До своего ухода из Ангелов Бобо наводил пьяный шухер в литературных барах побережья. Его коллеги не горели желанием выпивать вместе с ним по вполне серьезной причине – пить с ним было и неудобно, и небезопасно. Однажды, войдя с перепоя в штопор, он в бешенстве нанес каратистский удар и сломал четырехдюймовой толщины мраморную скамейку во Дворце Правосудия. Даже полиция обходила его стороной. Бобо вел занятия в школе каратэ и обожал «смертельные поединки» – каратистскую версию контактных боксерских матчей без ограничений – эры Джона Л. Салливана.
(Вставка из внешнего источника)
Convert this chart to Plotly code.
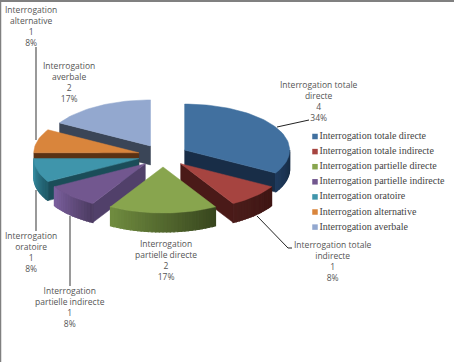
import math
import plotly.graph_objects as go

# ---- data ----
categories = ["Interrogation totale directe", "Interrogation totale indirecte",
              "Interrogation partielle directe", "Interrogation partielle indirecte",
              "Interrogation oratoire", "Interrogation alternative", "Interrogation averbale"]
values = [4, 1, 2, 1, 1, 1, 2]
percents = [34, 8, 17, 8, 8, 8, 17]
label_lines = [["Interrogation totale", "directe"], ["Interrogation totale", "indirecte"],
               ["Interrogation", "partielle directe"], ["Interrogation", "partielle indirecte"],
               ["Interrogation", "oratoire"], ["Interrogation", "alternative"],
               ["Interrogation", "averbale"]]
# ---- styles ----
top_colors = ["#41709f", "#a64440", "#88a54e", "#72578f", "#3f95ab", "#d9853c", "#93a8cf"]
wall_colors = ["#182d47", "#4a1a18", "#4f6128", "#51406a", "#1b4d59", "#5a3214", "#3a4557"]
arc_left = ["#1f3a5c", "#4a1c1a", "#6f8b3f", "#7a5f9c", "#358ba0", "#c97a35", "#6f84a8"]
arc_right = ["#162a42", "#3f1614", "#38461e", "#4d3c63", "#1f5a68", "#8f5422", "#3f4d66"]
label_pos = [(319, 101), (333, 261), (166, 260), (70, 307), (31, 252), (31, 26), (69, 82)]
leaders = [([277, 309], [127, 120], "#222222", 1),
           ([257, 288, 292], [216, 248, 248], "#222222", 1),
           ([70, 70], [216, 286], "#808080", 1.6),
           ([36, 36], [190, 231], "#808080", 1.6),
           ([36, 36], [47, 140], "#808080", 1.6)]
draw_order = [6, 5, 0, 4, 1, 3, 2]

W, H = 454, 362
CX, CY, RX, RY, DEPTH = 163, 155.7, 105, 46, 19
EXPLODE_X, EXPLODE_Y = 25, 11.3
LEGEND_X, LEGEND_Y0, LEGEND_STEP = 315, 136.5, 15.1

total = sum(values)
starts, acc = [], 0
for v in values:
    starts.append(acc / total * 360)
    acc += v


def pt(ax, ay, deg, dz=0):
    a = math.radians(deg)
    return ax + RX * math.sin(a), ay - RY * math.cos(a) + dz


def poly(points, color, lw=0.5):
    xs = [p[0] for p in points] + [points[0][0]]
    ys = [p[1] for p in points] + [points[0][1]]
    return go.Scatter(x=xs, y=ys, mode="lines", fill="toself", fillcolor=color,
                      line=dict(color=color, width=lw), hoverinfo="skip", showlegend=False)


def lerp(c1, c2, t):
    a = [int(c1[i:i + 2], 16) for i in (1, 3, 5)]
    b = [int(c2[i:i + 2], 16) for i in (1, 3, 5)]
    return "#%02x%02x%02x" % tuple(round(p + (q - p) * t) for p, q in zip(a, b))


fig = go.Figure()
for i in draw_order:
    s = starts[i]
    e = s + values[i] / total * 360
    mid = math.radians((s + e) / 2)
    ax = CX + EXPLODE_X * math.sin(mid)
    ay = CY - EXPLODE_Y * math.cos(mid)
    # radial walls
    for ang, visible in ((s, 180 <= s % 360 < 360), (e, 0 < e % 360 <= 180)):
        if visible:
            p = pt(ax, ay, ang)
            q = pt(ax, ay, ang, DEPTH)
            fig.add_trace(poly([(ax, ay), p, q, (ax, ay + DEPTH)], wall_colors[i]))
    # outer arc side, lower half only
    lo, hi = max(s, 90), min(e, 270)
    steps = max(1, int((hi - lo) / 2)) if hi > lo else 0
    for k in range(steps):
        a1 = lo + (hi - lo) * k / steps
        a2 = lo + (hi - lo) * (k + 1) / steps
        t = k / max(1, steps - 1)
        c = lerp(arc_right[i], arc_left[i], t)
        fig.add_trace(poly([pt(ax, ay, a1), pt(ax, ay, a2), pt(ax, ay, a2, DEPTH), pt(ax, ay, a1, DEPTH)], c, 1.2))
    # top face
    n = max(8, int((e - s) / 2))
    arc = [pt(ax, ay, s + (e - s) * k / n) for k in range(n + 1)]
    fig.add_trace(poly([(ax, ay)] + arc, top_colors[i]))

for xs, ys, col, w in leaders:
    fig.add_trace(go.Scatter(x=xs, y=ys, mode="lines", line=dict(color=col, width=w),
                             hoverinfo="skip", showlegend=False))

# legend rows: swatch and text
fig.add_trace(go.Scatter(
    x=[LEGEND_X] * len(categories),
    y=[LEGEND_Y0 + LEGEND_STEP * k for k in range(len(categories))],
    mode="markers+text", text=categories, textposition="middle right",
    textfont=dict(family="Liberation Serif", size=10, color="#444444"),
    marker=dict(symbol="square", size=5.5, color=top_colors),
    hoverinfo="skip", showlegend=False, cliponaxis=False))

for i in range(len(categories)):
    lines = label_lines[i] + [str(values[i]), f"{percents[i]}%"]
    fig.add_annotation(x=label_pos[i][0], y=label_pos[i][1], text="<br>".join(lines), showarrow=False,
                       font=dict(family="Open Sans", size=8.5, color="#555555"), align="center")

fig.update_xaxes(range=[0, W], visible=False, fixedrange=True)
fig.update_yaxes(range=[H, 0], visible=False, fixedrange=True)
fig.update_layout(
    width=W, height=H, margin=dict(l=0, r=0, t=0, b=0), paper_bgcolor="white", plot_bgcolor="white",
    showlegend=False,
    shapes=[dict(type="line", xref="paper", yref="paper", x0=0, x1=1, y0=1 - 1 / H, y1=1 - 1 / H,
                 line=dict(color="#808080", width=2)),
            dict(type="line", xref="paper", yref="paper", x0=0.5 / W, x1=0.5 / W, y0=0, y1=1,
                 line=dict(color="#808080", width=1.5))],
)
fig.write_html("out.html", config={"displayModeBar": False},
               post_script="document.body.style.margin='0';document.body.style.overflow='hidden';")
Один из соперников не обязательно должен был отдать концы, но драка могла продолжаться до тех пор, пока кто-нибудь из дерущихся не падал с ног, причем неважно почему… А если причиной этого была все-таки смерть, то оба бойца и тщательно подобранные зрители по заранее достигнутой договоренности считали ее случайной*. К сожалению, Бобо принял экспромтом вызов на «смертельный поединок» от заезжего японца в тот самый вечер, когда к нему с компанией друзей пришла репортерша светской хроники Сан-Франциско. Журналисты выискивали возможность накатать какой-нибудь сенсационный материал. В итоге дело обернулось кровавым кошмаром, отчаянным визгом и паникой на галерке. Трупов не было, но шоу оказалось весьма жестоким, и вскоре после этого имя Притэма Бобо было убрано из списка лицензированных инструкторов по каратэ.
*До смертельного исхода дело доходит редко. Схватка обычно заканчивается, когда ставившие на каждого из бойцов решают, что мотив для поединка исчерпан.
И только тогда, исчерпав все иные способы деморализации общества, он серьезно занялся сочинительством. Несколькими годами ранее он завязал с байками «из-за позорного клейма». После долгого прозябания в качестве мотоциклетного курьера он случайно натолкнулся на «Рубайат» Омара Хайяма и решил, что ему просто решительно необходимо опубликовать свои собственные мысли. Однако Бобо смог это сделать, лишь выполнив одно условие – он должен был пройтись по улицам мира как обычный человек, без всяких выкрутасов. «Я чувствовал себя шлюхой, – рассказывал он, – но сказал редактору, что разыграю все по-цивильному. Черт, да у меня не было никакого желания провести остаток жизни мальчиком на побегушках».